** start of Data section **

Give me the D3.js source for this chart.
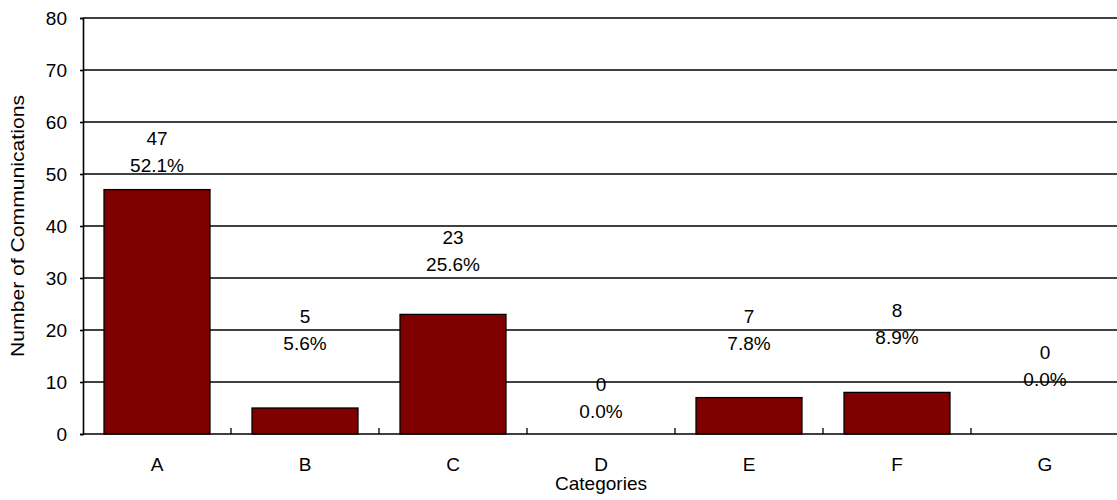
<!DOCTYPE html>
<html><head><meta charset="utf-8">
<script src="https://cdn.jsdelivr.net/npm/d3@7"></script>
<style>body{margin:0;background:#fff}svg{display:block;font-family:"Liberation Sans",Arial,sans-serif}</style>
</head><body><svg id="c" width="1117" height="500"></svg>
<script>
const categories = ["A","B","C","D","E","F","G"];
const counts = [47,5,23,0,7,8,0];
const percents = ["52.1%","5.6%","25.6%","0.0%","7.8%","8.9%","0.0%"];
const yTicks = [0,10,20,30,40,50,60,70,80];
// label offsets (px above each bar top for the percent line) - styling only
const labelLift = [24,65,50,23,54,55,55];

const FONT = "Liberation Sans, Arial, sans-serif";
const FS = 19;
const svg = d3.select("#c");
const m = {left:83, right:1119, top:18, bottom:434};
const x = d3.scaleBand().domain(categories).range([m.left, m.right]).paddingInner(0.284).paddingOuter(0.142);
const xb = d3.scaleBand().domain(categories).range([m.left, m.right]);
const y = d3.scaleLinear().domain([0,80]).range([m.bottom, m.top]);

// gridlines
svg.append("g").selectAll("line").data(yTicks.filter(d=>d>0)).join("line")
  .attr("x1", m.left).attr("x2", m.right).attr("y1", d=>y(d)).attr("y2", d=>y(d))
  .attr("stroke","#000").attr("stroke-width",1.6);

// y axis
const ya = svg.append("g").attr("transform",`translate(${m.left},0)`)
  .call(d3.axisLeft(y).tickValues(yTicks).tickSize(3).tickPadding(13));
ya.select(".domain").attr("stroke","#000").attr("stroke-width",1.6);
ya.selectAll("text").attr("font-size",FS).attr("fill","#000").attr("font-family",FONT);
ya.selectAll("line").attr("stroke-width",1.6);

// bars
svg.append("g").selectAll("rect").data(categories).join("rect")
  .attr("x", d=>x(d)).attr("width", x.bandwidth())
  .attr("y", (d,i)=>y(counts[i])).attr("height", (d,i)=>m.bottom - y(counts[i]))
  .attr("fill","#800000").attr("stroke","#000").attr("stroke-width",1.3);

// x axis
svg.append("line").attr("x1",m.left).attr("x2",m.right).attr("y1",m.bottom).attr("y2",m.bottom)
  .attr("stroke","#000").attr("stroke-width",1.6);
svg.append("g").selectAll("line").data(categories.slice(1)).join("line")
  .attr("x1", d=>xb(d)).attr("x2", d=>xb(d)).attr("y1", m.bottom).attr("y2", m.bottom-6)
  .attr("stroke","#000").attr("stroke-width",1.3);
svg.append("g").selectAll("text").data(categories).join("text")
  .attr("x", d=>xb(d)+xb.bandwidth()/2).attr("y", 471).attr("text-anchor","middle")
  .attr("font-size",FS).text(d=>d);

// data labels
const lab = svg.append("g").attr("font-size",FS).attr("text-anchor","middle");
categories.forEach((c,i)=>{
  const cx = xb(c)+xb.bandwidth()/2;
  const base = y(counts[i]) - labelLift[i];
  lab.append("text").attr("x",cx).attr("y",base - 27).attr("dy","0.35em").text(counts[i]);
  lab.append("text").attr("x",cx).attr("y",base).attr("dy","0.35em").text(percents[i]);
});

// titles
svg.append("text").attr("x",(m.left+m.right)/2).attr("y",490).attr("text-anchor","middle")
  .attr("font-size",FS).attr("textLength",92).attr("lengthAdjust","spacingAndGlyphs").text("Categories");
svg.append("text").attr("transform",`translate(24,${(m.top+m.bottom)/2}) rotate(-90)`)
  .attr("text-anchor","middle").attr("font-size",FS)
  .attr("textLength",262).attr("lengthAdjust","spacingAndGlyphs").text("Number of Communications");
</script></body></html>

** end of Data section **

Task instructions:
Using the data above, print every line exactly, omitting pictures.

Completed exercise:
Give me the D3.js source for this chart.
<!DOCTYPE html>
<html><head><meta charset="utf-8">
<script src="https://cdn.jsdelivr.net/npm/d3@7"></script>
<style>body{margin:0;background:#fff}svg{display:block;font-family:"Liberation Sans",Arial,sans-serif}</style>
</head><body><svg id="c" width="1117" height="500"></svg>
<script>
const categories = ["A","B","C","D","E","F","G"];
const counts = [47,5,23,0,7,8,0];
const percents = ["52.1%","5.6%","25.6%","0.0%","7.8%","8.9%","0.0%"];
const yTicks = [0,10,20,30,40,50,60,70,80];
// label offsets (px above each bar top for the percent line) - styling only
const labelLift = [24,65,50,23,54,55,55];

const FONT = "Liberation Sans, Arial, sans-serif";
const FS = 19;
const svg = d3.select("#c");
const m = {left:83, right:1119, top:18, bottom:434};
const x = d3.scaleBand().domain(categories).range([m.left, m.right]).paddingInner(0.284).paddingOuter(0.142);
const xb = d3.scaleBand().domain(categories).range([m.left, m.right]);
const y = d3.scaleLinear().domain([0,80]).range([m.bottom, m.top]);

// gridlines
svg.append("g").selectAll("line").data(yTicks.filter(d=>d>0)).join("line")
  .attr("x1", m.left).attr("x2", m.right).attr("y1", d=>y(d)).attr("y2", d=>y(d))
  .attr("stroke","#000").attr("stroke-width",1.6);

// y axis
const ya = svg.append("g").attr("transform",`translate(${m.left},0)`)
  .call(d3.axisLeft(y).tickValues(yTicks).tickSize(3).tickPadding(13));
ya.select(".domain").attr("stroke","#000").attr("stroke-width",1.6);
ya.selectAll("text").attr("font-size",FS).attr("fill","#000").attr("font-family",FONT);
ya.selectAll("line").attr("stroke-width",1.6);

// bars
svg.append("g").selectAll("rect").data(categories).join("rect")
  .attr("x", d=>x(d)).attr("width", x.bandwidth())
  .attr("y", (d,i)=>y(counts[i])).attr("height", (d,i)=>m.bottom - y(counts[i]))
  .attr("fill","#800000").attr("stroke","#000").attr("stroke-width",1.3);

// x axis
svg.append("line").attr("x1",m.left).attr("x2",m.right).attr("y1",m.bottom).attr("y2",m.bottom)
  .attr("stroke","#000").attr("stroke-width",1.6);
svg.append("g").selectAll("line").data(categories.slice(1)).join("line")
  .attr("x1", d=>xb(d)).attr("x2", d=>xb(d)).attr("y1", m.bottom).attr("y2", m.bottom-6)
  .attr("stroke","#000").attr("stroke-width",1.3);
svg.append("g").selectAll("text").data(categories).join("text")
  .attr("x", d=>xb(d)+xb.bandwidth()/2).attr("y", 471).attr("text-anchor","middle")
  .attr("font-size",FS).text(d=>d);

// data labels
const lab = svg.append("g").attr("font-size",FS).attr("text-anchor","middle");
categories.forEach((c,i)=>{
  const cx = xb(c)+xb.bandwidth()/2;
  const base = y(counts[i]) - labelLift[i];
  lab.append("text").attr("x",cx).attr("y",base - 27).attr("dy","0.35em").text(counts[i]);
  lab.append("text").attr("x",cx).attr("y",base).attr("dy","0.35em").text(percents[i]);
});

// titles
svg.append("text").attr("x",(m.left+m.right)/2).attr("y",490).attr("text-anchor","middle")
  .attr("font-size",FS).attr("textLength",92).attr("lengthAdjust","spacingAndGlyphs").text("Categories");
svg.append("text").attr("transform",`translate(24,${(m.top+m.bottom)/2}) rotate(-90)`)
  .attr("text-anchor","middle").attr("font-size",FS)
  .attr("textLength",262).attr("lengthAdjust","spacingAndGlyphs").text("Number of Communications");
</script></body></html>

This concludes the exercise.